[Start of Information provided]

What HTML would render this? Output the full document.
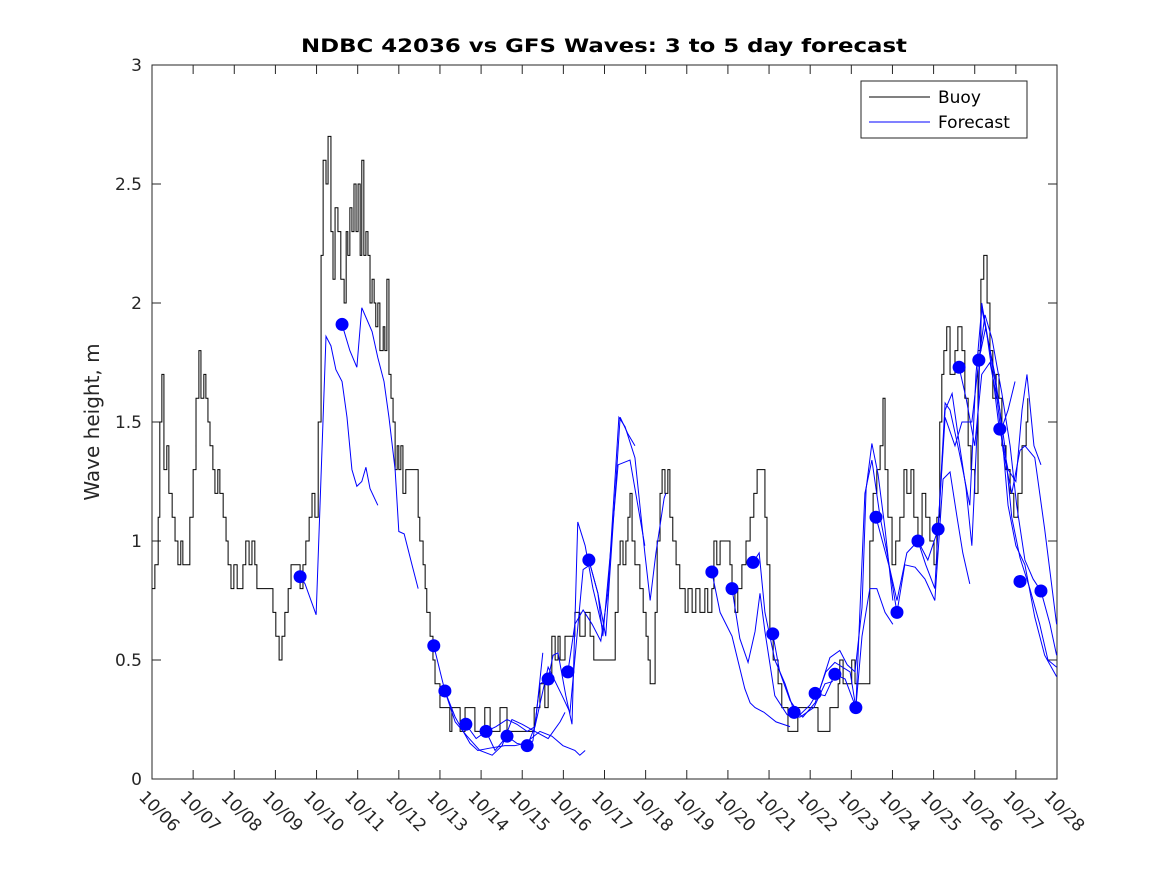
<!DOCTYPE html>
<html><head><meta charset="utf-8"><style>
body{margin:0;background:#fff;}
svg{display:block;font-family:"DejaVu Sans","Liberation Sans",sans-serif;}
</style></head><body>
<svg id="chart" width="1167" height="875" viewBox="0 0 1167 875">
<rect width="1167" height="875" fill="#fff"/>
<text x="604" y="52" text-anchor="middle" font-size="19" font-weight="bold" fill="#000" textLength="606" lengthAdjust="spacingAndGlyphs">NDBC 42036 vs GFS Waves: 3 to 5 day forecast</text>
<text transform="translate(99,422) rotate(-90)" text-anchor="middle" font-size="20" fill="#262626">Wave height, m</text>
<g id="plot"></g>
<g>
<rect x="861" y="81" width="166" height="57" fill="#fff" stroke="#262626" stroke-width="1"/>
<line x1="869" y1="97" x2="930" y2="97" stroke="#000" stroke-width="1"/>
<text x="938" y="103" font-size="17" fill="#000">Buoy</text>
<line x1="869" y1="122" x2="930" y2="122" stroke="#00f" stroke-width="1"/>
<text x="938" y="128" font-size="17" fill="#000">Forecast</text>
</g>
</svg>
<script>
const xLabels=["10/06","10/07","10/08","10/09","10/10","10/11","10/12","10/13","10/14","10/15","10/16","10/17","10/18","10/19","10/20","10/21","10/22","10/23","10/24","10/25","10/26","10/27","10/28"];
const yTicks=[0,0.5,1,1.5,2,2.5,3];
const yTickLabels=["0","0.5","1","1.5","2","2.5","3"];
const buoyDays=[0,0.07,0.15,0.19,0.24,0.29,0.36,0.41,0.49,0.56,0.63,0.70,0.75,0.88,0.92,1.00,1.07,1.14,1.19,1.26,1.31,1.36,1.41,1.48,1.53,1.60,1.65,1.73,1.80,1.85,1.92,1.99,2.07,2.21,2.28,2.36,2.43,2.50,2.55,2.87,2.94,3.01,3.09,3.16,3.23,3.31,3.38,3.52,3.60,3.67,3.74,3.82,3.89,3.96,4.04,4.11,4.16,4.23,4.28,4.35,4.40,4.45,4.52,4.59,4.67,4.72,4.76,4.81,4.86,4.91,4.96,5.01,5.06,5.10,5.15,5.20,5.25,5.30,5.35,5.40,5.44,5.49,5.54,5.62,5.66,5.71,5.76,5.81,5.86,5.91,5.96,6.00,6.05,6.10,6.17,6.39,6.47,6.51,6.59,6.64,6.68,6.76,6.83,6.88,7.00,7.24,7.29,7.49,7.61,7.85,8.09,8.22,8.46,8.63,8.95,9.29,9.43,9.55,9.63,9.72,9.80,9.87,9.92,10.04,10.16,10.28,10.40,10.53,10.65,10.74,11.18,11.26,11.33,11.38,11.45,11.52,11.57,11.62,11.67,11.74,11.86,11.94,12.01,12.06,12.11,12.18,12.23,12.28,12.35,12.40,12.47,12.54,12.59,12.66,12.74,12.83,12.96,13.03,13.13,13.22,13.32,13.44,13.51,13.61,13.66,13.73,13.81,13.98,14.05,14.10,14.17,14.24,14.34,14.44,14.54,14.63,14.71,14.83,14.90,14.95,15.02,15.10,15.22,15.31,15.46,15.70,15.95,16.19,16.48,16.60,16.68,16.72,16.80,16.92,17.01,17.09,17.36,17.45,17.53,17.62,17.70,17.77,17.82,17.89,17.99,18.08,18.18,18.28,18.35,18.45,18.52,18.62,18.72,18.81,18.91,19.01,19.08,19.15,19.20,19.25,19.32,19.40,19.52,19.59,19.69,19.76,19.84,19.91,20.00,20.08,20.15,20.22,20.30,20.37,20.44,20.52,20.59,20.66,20.76,20.86,20.95,21.05,21.15,21.25,21.29];
const buoyVals=[0.8,0.9,1.1,1.5,1.7,1.3,1.4,1.2,1.1,1.0,0.9,1.0,0.9,0.9,1.1,1.3,1.6,1.8,1.6,1.7,1.6,1.5,1.4,1.3,1.2,1.3,1.2,1.1,1.0,0.9,0.8,0.9,0.8,0.9,1.0,0.9,1.0,0.9,0.8,0.8,0.7,0.6,0.5,0.6,0.7,0.8,0.9,0.9,0.8,0.9,1.0,1.1,1.2,1.1,1.5,2.2,2.6,2.5,2.7,2.3,2.1,2.4,2.3,2.1,2.0,2.3,2.2,2.4,2.3,2.5,2.3,2.5,2.2,2.6,2.2,2.3,2.2,2.0,2.1,2.0,1.9,2.0,1.8,1.9,1.8,2.1,1.7,1.6,1.5,1.3,1.4,1.3,1.4,1.2,1.3,1.3,1.1,1.0,0.9,0.8,0.7,0.6,0.5,0.4,0.3,0.2,0.3,0.2,0.3,0.2,0.3,0.2,0.3,0.2,0.2,0.3,0.4,0.3,0.4,0.6,0.5,0.6,0.5,0.6,0.6,0.7,0.6,0.7,0.6,0.5,0.5,0.7,0.9,1.0,0.9,1.0,1.1,1.2,1.0,0.9,0.8,0.7,0.6,0.5,0.4,0.4,0.7,1.0,1.2,1.3,1.2,1.3,1.1,1.0,0.9,0.8,0.7,0.8,0.7,0.8,0.7,0.8,0.7,0.8,1.0,0.9,1.0,1.0,0.9,0.8,0.7,0.8,0.9,1.0,1.1,1.2,1.3,1.3,1.1,0.9,0.6,0.5,0.4,0.3,0.2,0.3,0.3,0.2,0.3,0.3,0.4,0.5,0.4,0.4,0.5,0.4,0.4,1.0,1.2,1.3,1.4,1.6,1.3,1.1,0.9,1.0,1.1,1.3,1.2,1.3,1.1,1.0,1.2,1.1,1.0,0.9,1.1,1.5,1.7,1.8,1.9,1.7,1.8,1.9,1.8,1.6,1.4,1.3,1.2,1.8,2.1,2.2,2.0,1.8,1.6,1.7,1.6,1.4,1.3,1.2,1.1,1.2,1.4,1.5,1.6];
const fcDays=[
[3.60,3.72,3.99,4.23,4.35,4.47,4.62,4.74,4.86,4.98,5.10,5.20,5.30,5.49],
[4.62,4.81,4.98,5.10,5.35,5.49,5.64,5.76,5.91,6.00,6.13,6.32,6.47],
[6.85,7.12,7.37,7.63,7.73,7.92,8.22,8.58,8.82,9.07,9.43,9.72,9.99,10.28,10.40,10.53],
[7.12,7.37,7.66,7.97,8.27,8.51,8.75,9.00,9.31,9.63,9.92,10.04],
[7.63,7.88,8.12,8.36,8.63,8.87,9.12,9.31,9.50],
[8.12,8.34,8.63,8.87,9.12,9.26,9.43,9.63,9.75,9.87,10.06,10.21,10.35,10.53,10.72,10.94],
[9.12,9.31,9.63,9.97,10.16,10.48,10.65,10.84,10.96,11.18,11.33,11.62,11.98],
[10.11,10.28,10.48,10.70,10.91,11.08,11.35,11.50,11.74,11.98,12.11,12.25,12.45,12.49],
[10.62,10.84,11.03,11.26,11.38,11.57,11.74],
[13.61,13.81,14.10,14.24,14.41,14.54,14.66,14.88,15.17,15.51],
[14.10,14.29,14.49,14.66,14.78,14.90,15.14,15.44,15.75,16.09,16.36,16.55],
[14.61,14.76,14.90,15.14,15.39,15.58,15.82,16.12,16.38,16.60,16.97,17.11],
[15.09,15.26,15.51,15.75,15.99,16.24,16.48,16.72,16.90,17.09,17.26,17.36,17.50,17.65,17.82,18.01],
[16.12,16.36,16.60,16.85,17.11,17.26,17.45,17.62,17.82,18.01],
[17.11,17.33,17.50,17.70,17.87,18.11,18.30,18.55,18.79,19.03,19.23,19.40,19.57,19.71,19.88],
[17.60,17.94,18.11,18.35,18.62,18.81,19.03,19.28,19.40,19.59,19.71,19.88,20.03,20.17,20.37,20.61,20.81,21.00,21.22,21.46,21.70,21.99],
[18.62,18.86,19.11,19.28,19.45,19.59,19.79,19.93,20.08,20.17,20.32,20.49,20.73,20.90,21.10,21.34,21.58,21.78,21.99],
[19.11,19.28,19.52,19.69,19.93,20.10,20.25,20.42,20.66,20.86,21.02,21.22,21.42,21.61,21.83,21.99],
[19.62,19.79,20.00,20.17,20.37,20.54,20.69,20.90,21.10,21.22,21.46,21.70,21.99],
[20.10,20.27,20.47,20.61,20.81,20.98],
[20.61,20.81,21.00,21.15,21.27,21.44,21.61]
];
const fcVals=[
[0.85,0.82,0.69,1.86,1.82,1.72,1.67,1.52,1.30,1.23,1.25,1.31,1.22,1.15],
[1.91,1.80,1.73,1.98,1.88,1.77,1.67,1.52,1.30,1.04,1.03,0.90,0.80],
[0.56,0.37,0.26,0.18,0.15,0.12,0.13,0.14,0.14,0.15,0.20,0.18,0.14,0.12,0.10,0.12],
[0.37,0.24,0.18,0.12,0.10,0.14,0.25,0.23,0.20,0.17,0.24,0.28],
[0.23,0.17,0.20,0.22,0.25,0.23,0.20,0.22,0.53],
[0.20,0.12,0.18,0.15,0.14,0.16,0.40,0.42,0.52,0.53,0.35,0.23,1.08,0.98,0.80,0.64],
[0.14,0.22,0.47,0.35,0.28,0.88,0.90,0.78,0.60,1.02,1.32,1.34,0.98],
[0.45,0.65,0.71,0.65,0.58,0.78,1.52,1.48,1.35,0.95,0.75,0.95,1.18,1.20],
[0.92,0.78,0.60,1.20,1.52,1.45,1.40],
[0.87,0.70,0.60,0.50,0.38,0.32,0.30,0.28,0.24,0.22],
[0.80,0.59,0.49,0.62,0.78,0.62,0.35,0.27,0.26,0.30,0.40,0.41],
[0.91,0.95,0.70,0.50,0.40,0.30,0.26,0.32,0.45,0.49,0.45,0.30],
[0.61,0.45,0.33,0.27,0.31,0.38,0.51,0.54,0.48,0.45,0.72,1.22,1.41,1.28,1.05,0.75],
[0.36,0.35,0.44,0.42,0.30,0.60,0.80,0.80,0.70,0.65],
[0.30,1.20,1.34,1.10,0.95,0.70,0.90,0.89,0.84,0.75,1.26,1.29,1.10,0.95,0.82],
[1.10,0.88,0.75,0.95,1.00,0.90,0.80,1.58,1.55,1.40,1.30,1.15,1.70,1.98,1.80,1.55,1.15,0.98,0.90,0.68,0.52,0.43],
[1.00,0.92,1.05,1.55,1.62,1.45,1.22,0.98,1.55,2.00,1.85,1.70,1.40,1.10,0.93,0.80,0.65,0.50,0.47],
[1.05,1.52,1.40,1.50,1.50,1.76,1.95,1.85,1.62,1.40,1.15,0.92,0.84,0.79,0.65,0.52],
[1.73,1.60,1.40,1.70,1.75,1.60,1.38,1.20,1.38,1.40,1.35,1.05,0.65],
[1.76,1.90,1.65,1.45,1.55,1.67],
[1.47,1.30,1.25,1.55,1.70,1.40,1.32]
];
const dotDays=[3.60,4.62,6.85,7.12,7.63,8.12,8.63,9.12,9.63,10.11,10.62,13.61,14.10,14.61,15.09,15.61,16.12,16.60,17.11,17.60,18.11,18.62,19.11,19.62,20.10,20.61,21.10,21.61];
const dotVals=[0.85,1.91,0.56,0.37,0.23,0.20,0.18,0.14,0.42,0.45,0.92,0.87,0.80,0.91,0.61,0.28,0.36,0.44,0.30,1.10,0.70,1.00,1.05,1.73,1.76,1.47,0.83,0.79];

const L=152,R=1057,T=65,B=779,xMax=22,yMax=3;
const xs=d=>L+(R-L)*d/xMax;
const ys=v=>B-(B-T)*v/yMax;
const NS="http://www.w3.org/2000/svg";
const plot=document.getElementById('plot');
function mk(tag,attrs,parent){const e=document.createElementNS(NS,tag);for(const k in attrs)e.setAttribute(k,attrs[k]);(parent||plot).appendChild(e);return e;}

const frame=mk('rect',{x:L,y:T,width:R-L,height:B-T,fill:'none',stroke:'#262626','stroke-width':1});



yTicks.forEach((v,i)=>{
  const y=ys(v);
  const t1=mk('line',{x1:L,y1:y,x2:L+9,y2:y,stroke:'#262626'});
  
  
  const t2=mk('line',{x1:R,y1:y,x2:R-9,y2:y,stroke:'#262626'});
  
  
  const tx=mk('text',{x:L-10,y:y+6,'text-anchor':'end','font-size':17,fill:'#262626'});
  tx.textContent=yTickLabels[i];
  
  
});
xLabels.forEach((lab,i)=>{
  const x=xs(i);
  const t1=mk('line',{x1:x,y1:B,x2:x,y2:B-9,stroke:'#262626'});
  
  
  const t2=mk('line',{x1:x,y1:T,x2:x,y2:T+9,stroke:'#262626'});
  
  
  const tx=mk('text',{transform:`translate(${x-14},${B+19}) rotate(45)`,'font-size':17,fill:'#262626'});
  tx.textContent=lab;
  
  
});

let d='M'+xs(buoyDays[0])+','+ys(buoyVals[0]);
for(let i=1;i<buoyDays.length;i++){d+=' L'+xs(buoyDays[i])+','+ys(buoyVals[i-1])+' L'+xs(buoyDays[i])+','+ys(buoyVals[i]);}
const bl=mk('path',{d:d,fill:'none',stroke:'#000','stroke-width':1});



fcDays.forEach((ds,k)=>{
  const p=ds.map((dd,i)=>xs(dd)+','+ys(fcVals[k][i])).join(' ');
  const pl=mk('polyline',{points:p,fill:'none',stroke:'#00f','stroke-width':1});
  
  
});
dotDays.forEach((dd,i)=>{
  const c=mk('circle',{cx:xs(dd),cy:ys(dotVals[i]),r:6.5,fill:'#00f'});
  
  
});
</script>
</body></html>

[End of Information provided]

### Task objective
Look back over the material above and state how many lines hold the word "document". Write the number and nothing else.

### Answer in full
3